### WHAT THIS TASK INVOLVES
Retype only what runs from the beginning of the data through the line with "const molarRatio = [0.2, 0.5, 2]"; please omit the pictures and keep every line exact.

Start of GIVEN DATA

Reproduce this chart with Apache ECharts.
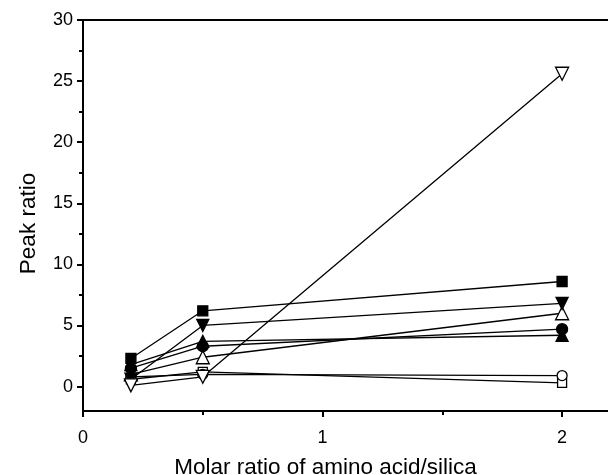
<!DOCTYPE html>
<html>
<head>
<meta charset="utf-8">
<script src="https://cdn.jsdelivr.net/npm/echarts@6/dist/echarts.min.js"></script>
<style>
  html, body { margin: 0; padding: 0; background: #fff; }
  #chart { width: 608px; height: 475px; }
</style>
</head>
<body>
<div id="chart"></div>
<script>
// molar ratio (x)
const molarRatio = [0.2, 0.5, 2]

// peak ratio per marker type
const filledSquare = [2.3, 6.2, 8.6]
const filledDown = [0.6, 5.0, 6.8]
const filledCircle = [1.5, 3.3, 4.7]
const filledUp = [1.8, 3.7, 4.2]
const openUp = [1.0, 2.4, 6.0]
const openCircle = [0.8, 1.0, 0.9]
const openSquare = [0.6, 1.2, 0.3]
const openDown = [0.1, 0.8, 25.6]

const yMajor = [0, 5, 10, 15, 20, 25, 30]
const yMinor = [2.5, 7.5, 12.5, 17.5, 22.5, 27.5]
const xMajor = [0, 1, 2]
const xMinor = [0.5, 1.5]

const FONT = 'Liberation Sans'

function pts (ys) {
  return molarRatio.map((x, i) => [x, ys[i]])
}

function line (name, ys, symbol, filled, size, rotate) {
  return {
    name: name,
    type: 'line',
    data: pts(ys),
    symbol: symbol,
    symbolSize: size,
    symbolRotate: rotate || 0,
    showAllSymbol: true,
    lineStyle: { color: '#000', width: 1.3 },
    itemStyle: {
      color: filled ? '#000' : '#fff',
      borderColor: '#000',
      borderWidth: 1.3
    },
    emphasis: { disabled: true },
    z: 3
  }
}

const chart = echarts.init(document.getElementById('chart'))
chart.setOption({
  backgroundColor: '#fff',
  animation: false,
  grid: { left: 83, top: 20, width: 527, height: 391, outerBoundsMode: 'none', containLabel: false },
  xAxis: [{
    type: 'value',
    min: 0,
    max: 2.2,
    position: 'bottom',
    name: 'Molar ratio of amino acid/silica',
    nameLocation: 'middle',
    nameGap: 45,
    nameTextStyle: { fontFamily: FONT, fontSize: 22.5, color: '#000', padding: [0, 42, 0, 0] },
    axisLine: { show: true, onZero: false, lineStyle: { color: '#000', width: 2 } },
    axisTick: { show: true, length: 6, lineStyle: { color: '#000', width: 2 }, customValues: xMajor },
    axisLabel: { fontFamily: FONT, fontSize: 18, color: '#000', margin: 18, customValues: xMajor },
    splitLine: { show: false }
  }, {
    type: 'value',
    min: 0,
    max: 2.2,
    position: 'bottom',
    axisLine: { show: false, onZero: false },
    axisTick: { show: true, length: 4, lineStyle: { color: '#000', width: 2 }, customValues: xMinor },
    axisLabel: { show: false },
    splitLine: { show: false }
  }, {
    type: 'value',
    min: 0,
    max: 2.2,
    position: 'top',
    axisLine: { show: true, onZero: false, lineStyle: { color: '#000', width: 2 } },
    axisTick: { show: false },
    axisLabel: { show: false },
    splitLine: { show: false }
  }],
  yAxis: [{
    type: 'value',
    min: -2,
    max: 30,
    name: 'Peak ratio',
    nameLocation: 'middle',
    nameGap: 43,
    nameTextStyle: { fontFamily: FONT, fontSize: 22.5, color: '#000', padding: [0, 16, 0, 0] },
    axisLine: { show: true, onZero: false, lineStyle: { color: '#000', width: 2 } },
    axisTick: { show: true, length: 6, lineStyle: { color: '#000', width: 2 }, customValues: yMajor },
    axisLabel: { fontFamily: FONT, fontSize: 18, color: '#000', margin: 10, customValues: yMajor },
    splitLine: { show: false }
  }, {
    type: 'value',
    min: -2,
    max: 30,
    position: 'left',
    axisLine: { show: false, onZero: false },
    axisTick: { show: true, length: 4, lineStyle: { color: '#000', width: 2 }, customValues: yMinor },
    axisLabel: { show: false },
    splitLine: { show: false }
  }],
  series: [
    line('openSquare', openSquare, 'rect', false, 9),
    line('openCircle', openCircle, 'circle', false, 10),
    line('openUp', openUp, 'triangle', false, 13),
    line('filledCircle', filledCircle, 'circle', true, 11),
    line('filledUp', filledUp, 'triangle', true, 12),
    line('filledDown', filledDown, 'triangle', true, 12, 180),
    line('filledSquare', filledSquare, 'rect', true, 10),
    line('openDown', openDown, 'triangle', false, 13, 180)
  ]
})
</script>
</body>
</html>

End of GIVEN DATA

### CORRECT RESULT
Reproduce this chart with Apache ECharts.
<!DOCTYPE html>
<html>
<head>
<meta charset="utf-8">
<script src="https://cdn.jsdelivr.net/npm/echarts@6/dist/echarts.min.js"></script>
<style>
  html, body { margin: 0; padding: 0; background: #fff; }
  #chart { width: 608px; height: 475px; }
</style>
</head>
<body>
<div id="chart"></div>
<script>
// molar ratio (x)
const molarRatio = [0.2, 0.5, 2]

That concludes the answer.